'''

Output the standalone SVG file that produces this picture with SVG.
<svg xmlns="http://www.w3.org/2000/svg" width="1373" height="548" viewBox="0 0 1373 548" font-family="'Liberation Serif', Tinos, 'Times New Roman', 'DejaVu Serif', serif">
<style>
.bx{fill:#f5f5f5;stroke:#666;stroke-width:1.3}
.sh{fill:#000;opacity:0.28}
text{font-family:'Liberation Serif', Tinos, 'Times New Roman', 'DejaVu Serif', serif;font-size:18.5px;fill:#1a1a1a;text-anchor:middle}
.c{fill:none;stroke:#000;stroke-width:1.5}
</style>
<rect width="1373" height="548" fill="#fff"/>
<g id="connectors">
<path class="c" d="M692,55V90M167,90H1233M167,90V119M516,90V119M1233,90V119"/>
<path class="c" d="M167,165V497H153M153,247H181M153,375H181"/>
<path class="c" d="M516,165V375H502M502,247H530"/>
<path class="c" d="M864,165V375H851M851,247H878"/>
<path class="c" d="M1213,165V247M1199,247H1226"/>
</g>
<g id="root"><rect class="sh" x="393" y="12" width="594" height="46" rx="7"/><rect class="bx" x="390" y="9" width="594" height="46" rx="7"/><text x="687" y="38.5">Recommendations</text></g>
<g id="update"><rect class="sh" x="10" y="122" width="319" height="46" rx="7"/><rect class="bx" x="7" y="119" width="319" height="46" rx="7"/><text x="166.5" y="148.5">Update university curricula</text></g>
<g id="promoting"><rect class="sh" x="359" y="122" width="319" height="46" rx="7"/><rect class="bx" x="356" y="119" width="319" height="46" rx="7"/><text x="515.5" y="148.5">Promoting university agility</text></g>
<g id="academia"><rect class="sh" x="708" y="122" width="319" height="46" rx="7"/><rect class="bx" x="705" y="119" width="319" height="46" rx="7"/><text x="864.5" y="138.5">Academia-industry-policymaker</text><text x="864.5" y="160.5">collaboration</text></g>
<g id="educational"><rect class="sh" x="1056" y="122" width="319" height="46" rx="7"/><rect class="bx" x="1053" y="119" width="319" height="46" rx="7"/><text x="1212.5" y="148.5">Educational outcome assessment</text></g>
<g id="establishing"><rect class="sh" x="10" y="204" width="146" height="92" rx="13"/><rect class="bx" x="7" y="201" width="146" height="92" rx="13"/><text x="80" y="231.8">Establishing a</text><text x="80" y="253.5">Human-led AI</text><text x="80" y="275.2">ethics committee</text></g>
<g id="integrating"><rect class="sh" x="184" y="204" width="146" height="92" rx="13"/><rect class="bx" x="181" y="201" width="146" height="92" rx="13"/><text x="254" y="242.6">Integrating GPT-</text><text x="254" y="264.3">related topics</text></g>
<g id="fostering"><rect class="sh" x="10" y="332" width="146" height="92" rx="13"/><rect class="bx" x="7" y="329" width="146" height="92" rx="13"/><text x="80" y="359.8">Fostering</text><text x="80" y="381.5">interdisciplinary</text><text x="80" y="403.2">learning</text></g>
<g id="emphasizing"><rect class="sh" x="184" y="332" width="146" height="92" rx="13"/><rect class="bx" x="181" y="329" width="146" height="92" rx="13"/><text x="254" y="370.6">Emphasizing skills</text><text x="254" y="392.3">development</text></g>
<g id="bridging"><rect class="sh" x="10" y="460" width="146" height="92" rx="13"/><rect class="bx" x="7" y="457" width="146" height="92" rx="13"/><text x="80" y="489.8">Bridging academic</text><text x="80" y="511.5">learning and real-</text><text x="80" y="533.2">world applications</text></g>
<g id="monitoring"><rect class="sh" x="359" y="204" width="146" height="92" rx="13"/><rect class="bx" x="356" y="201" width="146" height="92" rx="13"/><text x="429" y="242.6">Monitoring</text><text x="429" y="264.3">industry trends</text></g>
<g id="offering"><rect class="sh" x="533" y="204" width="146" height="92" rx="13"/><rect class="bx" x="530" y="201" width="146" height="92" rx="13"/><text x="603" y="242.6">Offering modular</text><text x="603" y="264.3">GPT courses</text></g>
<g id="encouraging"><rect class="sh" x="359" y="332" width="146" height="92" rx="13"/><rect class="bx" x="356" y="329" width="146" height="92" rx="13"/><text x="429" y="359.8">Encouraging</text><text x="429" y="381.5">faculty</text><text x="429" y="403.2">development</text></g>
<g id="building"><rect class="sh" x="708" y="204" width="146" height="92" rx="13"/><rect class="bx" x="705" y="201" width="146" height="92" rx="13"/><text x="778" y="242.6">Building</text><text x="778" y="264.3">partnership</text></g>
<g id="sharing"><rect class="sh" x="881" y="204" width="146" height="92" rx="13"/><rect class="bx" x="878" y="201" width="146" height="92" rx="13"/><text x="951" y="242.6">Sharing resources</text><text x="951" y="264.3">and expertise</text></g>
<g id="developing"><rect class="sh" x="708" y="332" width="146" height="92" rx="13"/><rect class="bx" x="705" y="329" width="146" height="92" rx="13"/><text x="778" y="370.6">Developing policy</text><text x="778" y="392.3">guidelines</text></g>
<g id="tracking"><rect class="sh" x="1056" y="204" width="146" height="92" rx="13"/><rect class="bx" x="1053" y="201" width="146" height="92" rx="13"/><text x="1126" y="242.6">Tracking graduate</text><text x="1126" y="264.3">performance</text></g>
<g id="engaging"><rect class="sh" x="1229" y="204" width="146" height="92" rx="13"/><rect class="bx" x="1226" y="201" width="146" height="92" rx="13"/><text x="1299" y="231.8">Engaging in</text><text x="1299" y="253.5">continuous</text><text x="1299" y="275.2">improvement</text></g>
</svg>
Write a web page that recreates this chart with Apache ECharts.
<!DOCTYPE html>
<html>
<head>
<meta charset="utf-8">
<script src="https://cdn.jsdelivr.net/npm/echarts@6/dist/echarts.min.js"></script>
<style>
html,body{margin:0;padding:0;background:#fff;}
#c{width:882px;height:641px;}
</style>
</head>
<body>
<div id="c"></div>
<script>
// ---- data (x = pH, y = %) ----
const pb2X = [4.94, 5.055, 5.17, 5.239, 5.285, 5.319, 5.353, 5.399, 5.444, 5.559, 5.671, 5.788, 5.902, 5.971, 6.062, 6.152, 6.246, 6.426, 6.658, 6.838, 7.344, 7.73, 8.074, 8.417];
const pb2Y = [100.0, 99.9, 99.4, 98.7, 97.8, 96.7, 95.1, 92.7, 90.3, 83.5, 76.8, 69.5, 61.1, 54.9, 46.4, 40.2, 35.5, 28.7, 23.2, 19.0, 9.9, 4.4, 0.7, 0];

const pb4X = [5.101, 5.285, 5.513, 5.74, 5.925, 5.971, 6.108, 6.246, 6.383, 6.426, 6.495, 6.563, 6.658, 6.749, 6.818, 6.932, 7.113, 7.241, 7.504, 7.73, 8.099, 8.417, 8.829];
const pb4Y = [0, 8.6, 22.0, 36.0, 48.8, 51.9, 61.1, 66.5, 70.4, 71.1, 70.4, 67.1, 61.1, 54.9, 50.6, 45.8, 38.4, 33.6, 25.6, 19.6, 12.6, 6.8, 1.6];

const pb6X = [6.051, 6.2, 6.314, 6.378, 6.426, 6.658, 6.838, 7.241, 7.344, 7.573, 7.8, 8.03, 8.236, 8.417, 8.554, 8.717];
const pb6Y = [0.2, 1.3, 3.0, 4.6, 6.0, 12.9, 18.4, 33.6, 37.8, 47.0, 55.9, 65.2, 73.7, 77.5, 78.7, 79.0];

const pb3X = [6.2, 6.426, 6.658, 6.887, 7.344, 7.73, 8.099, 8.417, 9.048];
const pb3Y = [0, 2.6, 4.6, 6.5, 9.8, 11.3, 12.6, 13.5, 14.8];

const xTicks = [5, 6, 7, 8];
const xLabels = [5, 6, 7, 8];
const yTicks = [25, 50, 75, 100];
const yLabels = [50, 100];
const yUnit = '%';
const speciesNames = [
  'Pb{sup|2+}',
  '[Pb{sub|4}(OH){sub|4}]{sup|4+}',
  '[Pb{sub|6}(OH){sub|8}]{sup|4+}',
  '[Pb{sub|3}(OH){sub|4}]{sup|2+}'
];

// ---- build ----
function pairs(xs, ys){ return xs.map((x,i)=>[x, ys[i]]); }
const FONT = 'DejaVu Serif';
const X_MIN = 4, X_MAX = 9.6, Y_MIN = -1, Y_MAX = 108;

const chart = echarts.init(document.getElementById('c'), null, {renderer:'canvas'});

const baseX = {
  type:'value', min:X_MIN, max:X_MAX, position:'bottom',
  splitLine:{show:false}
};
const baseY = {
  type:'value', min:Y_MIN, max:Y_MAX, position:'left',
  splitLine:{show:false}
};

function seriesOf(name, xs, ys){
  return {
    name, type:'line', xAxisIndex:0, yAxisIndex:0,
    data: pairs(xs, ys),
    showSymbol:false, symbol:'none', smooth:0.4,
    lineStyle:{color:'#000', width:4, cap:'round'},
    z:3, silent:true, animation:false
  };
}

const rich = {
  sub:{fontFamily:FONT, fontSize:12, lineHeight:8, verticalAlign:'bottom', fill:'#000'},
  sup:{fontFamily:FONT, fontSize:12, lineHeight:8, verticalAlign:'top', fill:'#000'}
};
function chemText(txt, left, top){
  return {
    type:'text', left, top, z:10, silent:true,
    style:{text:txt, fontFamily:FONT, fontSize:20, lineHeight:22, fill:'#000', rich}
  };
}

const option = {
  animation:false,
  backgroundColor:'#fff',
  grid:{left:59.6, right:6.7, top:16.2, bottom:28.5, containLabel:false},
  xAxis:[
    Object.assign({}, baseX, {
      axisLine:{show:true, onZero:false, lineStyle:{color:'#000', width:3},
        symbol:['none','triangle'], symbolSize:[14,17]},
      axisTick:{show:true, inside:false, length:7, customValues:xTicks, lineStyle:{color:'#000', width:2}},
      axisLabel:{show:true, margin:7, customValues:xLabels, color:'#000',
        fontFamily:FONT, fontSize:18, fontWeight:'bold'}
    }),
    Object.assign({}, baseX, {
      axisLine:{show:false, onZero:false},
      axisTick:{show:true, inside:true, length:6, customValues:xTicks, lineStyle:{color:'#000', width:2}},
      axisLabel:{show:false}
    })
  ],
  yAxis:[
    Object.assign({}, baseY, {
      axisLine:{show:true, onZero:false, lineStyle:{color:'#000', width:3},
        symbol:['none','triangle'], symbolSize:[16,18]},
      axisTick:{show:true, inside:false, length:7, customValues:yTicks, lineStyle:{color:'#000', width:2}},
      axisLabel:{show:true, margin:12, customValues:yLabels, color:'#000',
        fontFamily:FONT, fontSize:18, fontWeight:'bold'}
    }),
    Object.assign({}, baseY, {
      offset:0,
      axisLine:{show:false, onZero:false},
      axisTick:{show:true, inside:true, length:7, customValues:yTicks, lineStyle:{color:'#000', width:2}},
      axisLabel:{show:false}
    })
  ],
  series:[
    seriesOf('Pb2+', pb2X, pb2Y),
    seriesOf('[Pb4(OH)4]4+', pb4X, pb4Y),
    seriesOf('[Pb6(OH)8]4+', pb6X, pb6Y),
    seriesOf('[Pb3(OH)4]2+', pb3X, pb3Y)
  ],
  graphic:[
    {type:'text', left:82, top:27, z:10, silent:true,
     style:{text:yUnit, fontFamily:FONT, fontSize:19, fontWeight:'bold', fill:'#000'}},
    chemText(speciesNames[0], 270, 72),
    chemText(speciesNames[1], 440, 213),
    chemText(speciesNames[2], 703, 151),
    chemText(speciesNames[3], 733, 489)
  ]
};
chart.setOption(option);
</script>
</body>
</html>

'''

Search the records for the string "this" and return every line in which it occurs.

Output the standalone SVG file that produces this picture with SVG.
Write a web page that recreates this chart with Apache ECharts.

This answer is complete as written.